Neil Friedman as Sancho was also a total delight. He's a burly cutiepie and both the director and the actor wisely avoided the James Coco route. He's a saner, mother hen of a Sancho, rather than a slightly imebecilic child along for the ride. This came across well in his two main songs ("I Like Him" and "A Little Gossip"). Although he certainly had the vocal chops to sing them all the way through, they wove in a bit or recitative to make it clear he keeps one foot in reality all the time.

I see that Hollis Resnick (Aldonza/Dulcinea) is credited with several serious singing roles. That surprises me a bit. I'd pretty much pegged her as a singing actor, rather than an acting singer. First of all, they'd sped up "One Pair of Arms" to, I kid you not, something like quadruple time and stripped it of the more operatic passages. "Why Do You Do the Things You Do?", strangely, had been turned into "Why Does He Do the Things He Does?" sung to the audience with all the other actors turned to face upstage. Once again, this had been arranged firmly into "musical" territory, rather than operatic. I mean, I know that number is nothing but a hategram for whoever created that role, but the extent to which it was ratcheted down was extreme.

Now seeing her street cred, though, I have to assume that the arrangements and the direction of the character were deliberate choices, rather than born of necessity. When I commented afterward that I was not wild about Resnick's Aldonza, M commented that some distance would have helped with her, which was an excellent point. You might notice in the photos that she's constantly pulling a face or striking a melodramatic pose. That's not because they've caught her in a high note or the aftermath of her gang-rape. Her performance is constantly BIG, jerky, and jagged at every moment. Both the Trib and the Sun-Times seem to have liked it, but it largely didn't work for me.

The supporting cast were uniformly terrific, but I have to give two singing shout outs. Stephen Wallem as the Padre is shaved bald and sports a beard of which the M, even in his Zombie Groomsman phase, would be jealous. This transforms the mild-mannered dude into someone you really wouldn't want to run into in a dark alley. The voice that came out of this thug is difficult to describe. It was positively angelic and, although I wasn't wild about the halting arrangement of "To Each His Dulcinea," I could have listened to him sing it over and over and over again.
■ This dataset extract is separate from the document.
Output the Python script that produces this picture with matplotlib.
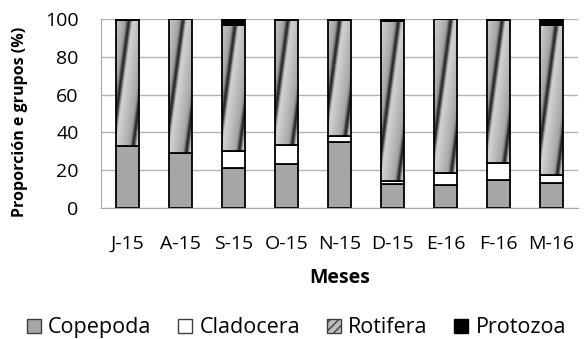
import numpy as np
import matplotlib
matplotlib.use("Agg")
from matplotlib import pyplot as plt
from matplotlib.patches import Patch

plt.rcParams['font.family'] = ['Open Sans', 'DejaVu Sans']

meses = ["J-15", "A-15", "S-15", "O-15", "N-15", "D-15", "E-16", "F-16", "M-16"]
copepoda = [33.0, 29.0, 21.0, 23.5, 35.0, 13.0, 12.0, 15.0, 13.5]
cladocera = [0.0, 0.0, 9.0, 10.0, 3.0, 1.3, 6.5, 9.0, 4.0]
rotifera = [66.7, 70.8, 67.0, 66.0, 61.7, 84.7, 81.3, 75.7, 79.3]
protozoa = [0.3, 0.2, 3.0, 0.5, 0.3, 1.0, 0.2, 0.3, 3.2]

BAR_W = 0.43
EDGE = 1.3


def rotifera_texture(ax, x, bottom, height):
    # diagonal grey gradient like the excel fill, clipped to the bar
    nx, ny = 24, max(int(height * 1.9), 2)
    ix, iy = np.meshgrid(np.arange(nx), np.arange(ny))
    s = (ix - 0.14 * iy + 3) % 22.0
    # slow ramp light -> mid plus a narrow dark stripe
    img = 0.86 - 0.28 * (s / 22.0) - 0.45 * np.exp(-((s - 20.5) / 2.2) ** 2)
    img = img - 0.45 * np.exp(-((s - 0.0) / 1.5) ** 2)
    bar = ax.bar(x, height, BAR_W, bottom=bottom, facecolor='none',
                 edgecolor='black', linewidth=EDGE, zorder=4)[0]
    im = ax.imshow(img, cmap='gray', vmin=0, vmax=1, origin='lower',
                   extent=[x - BAR_W / 2, x + BAR_W / 2, bottom, bottom + height],
                   aspect='auto', interpolation='bilinear', zorder=3)
    im.set_clip_path(bar)


fig = plt.figure(figsize=(5.87, 3.39), dpi=100)
ax = fig.add_axes([0.172, 0.386, 0.813, 0.558])

x = np.arange(len(meses))
c = np.array(copepoda)
cl = np.array(cladocera)
r = np.array(rotifera)
p = np.array(protozoa)

ax.bar(x, c, BAR_W, color='#a6a6a6', edgecolor='black', linewidth=EDGE, zorder=3)
ax.bar(x, cl, BAR_W, bottom=c, color='white', edgecolor='black', linewidth=EDGE, zorder=3)
for i in range(len(meses)):
    rotifera_texture(ax, x[i], c[i] + cl[i], r[i])
ax.bar(x, p, BAR_W, bottom=c + cl + r, color='black', edgecolor='black', linewidth=EDGE, zorder=3)

ax.set_xlim(-0.5, len(meses) - 0.5)
ax.set_ylim(0, 100)
ax.set_yticks(range(0, 101, 20))
ax.set_xticks(x)
ax.set_xticklabels(meses)
ax.yaxis.grid(True, color='#b4b4b4', linewidth=1.0, zorder=0)
ax.set_axisbelow(True)
for side in ['top', 'right']:
    ax.spines[side].set_visible(False)
for side in ['left', 'bottom']:
    ax.spines[side].set_color('#a6a6a6')
ax.tick_params(axis='both', length=0, labelsize=14, colors='black')
ax.tick_params(axis='y', pad=16)
ax.tick_params(axis='x', pad=19)

fig.text(20 / 587, 1 - 122 / 339, "Proporción e grupos (%)", rotation=90,
         ha='center', va='center', fontsize=11.5, fontweight='bold')
ax.set_xlabel("Meses", fontsize=14, fontweight='bold', labelpad=11)

handles = [Patch(facecolor='#a6a6a6', edgecolor='#404040', label='Copepoda'),
           Patch(facecolor='white', edgecolor='#404040', label='Cladocera'),
           Patch(facecolor='#bdbdbd', edgecolor='#404040', hatch='////', label='Rotifera'),
           Patch(facecolor='black', edgecolor='black', label='Protozoa')]
fig.legend(handles=handles, loc='center', bbox_to_anchor=(0.505, 0.033), ncol=4,
           frameon=False, fontsize=15.5, handlelength=0.65, handleheight=0.65,
           handletextpad=0.33, columnspacing=1.25, borderpad=0)

fig.savefig("out.png", dpi=100)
Susie McMonagle as both the Inkeeper's Wife and Quijana's housekeeper was also outstanding. She kept reminding me of Miranda Richardson (never a bad thing), and they'd arranged the group numbers to make great use of her voice.

Although this is certainly a well-loved play for me, I must admit that it's difficult to answer the M's well-made point that an author is never going to win her to his side with lines like "Facts are the enemy of Truth." The aphoristic and slightly corny tone suggest that Wasserman, Darion, and Leigh were really digging their heels in against the 60s.

I'm not sure that some of the choices in this production don't complicate that cornyness. Taking Aldonza's portrayl as a deliberate choice, I got to thinking about the 31 flavors of insanity in the characters. Resnick is accompanied on the "nobody outcrazies Ophelia" front by, George Keating, the prisoner who ends up playing the Barber. Aldonza is more coherent, but both are out on the crackhead-in-withdrawl end of the insanity spectrum. The Duke/Dr. Carassco, the Governor/Inkeeper, and Scorpion/Pedro are altogether more likely to lash out in anger, rather than to break out in hysterics. In their downtime, they're composed and despairing, rather than frenetically active.

Don Quixote's insanity is, of course, supposed to be a "good" insanity, allowing him to se "the world as it should be" rather than accepting it as it is. Unfortunately, there's already a classist/sexist subtext in the play itself, and some of the choices made in this production tend to highlight those, rather than remedying them. No slight intended toward Keating at all, but he's so boyish already that kid with a serious behavioral disorder is a superior metaphor. I withdraw the crackhead analogy. Given that he's the most similar to Aldonza, though, that places her on the receiving end of a hunka hunka burnin' condescension.

That point isn't helped out of craw stickage by the approach to sex in this production, either. Most frequently when the issue is raised, Aldonza shrinks from it in a very childlike way. It's worth noting that my 1965 recording sanitizes many of the lyrics (e.g., "One Pair of Arms" should end with "I'm only Aldonza the whore"), whereas this production does not. But one example of the, perhaps, overly timid approach to Aldonza's job (and I feel somewhat unfair citing it, given the thankless task that is staging a gang rape) is the violent, angry reprise of "Little Bird" during which the men at the Inn take turns raping Aldonza. First of all, it's done in slow motion with slow pulses of life (I have to hand it to them, they pulled off slow motion on stage pretty well, and that usually makes the Baby Scott cry [see, e.g., UT's horrible production of Oliver Stone's Julius Caeasar]). The women are also vocally included and the distinction between participation and failure to intervene isn't made strongly enough.

It winds up coming off like simple physical violence (to the point that M wasn't entirely sure what had happened). That and several other directorial and acting choices end up giving the feeling that Don Quixote his saving Aldonza from sex (which, after all, nice girls don't like) than from the routine sexual brutality in her life.

It's a testament to the production and to the actors, though, that most of these points of dissatisfaction are only occurring to me in deep retrospect and with the benefit of reading some of the playnotes and actor bios. Speaking of the playnotes, although the brief essay on the Inquisition (complete with gory line drawings) seemed a bit gratuitous, the quotations on imprisonment were well chosen and added to a thoroughly enjoyable evening at the the-ah-tah.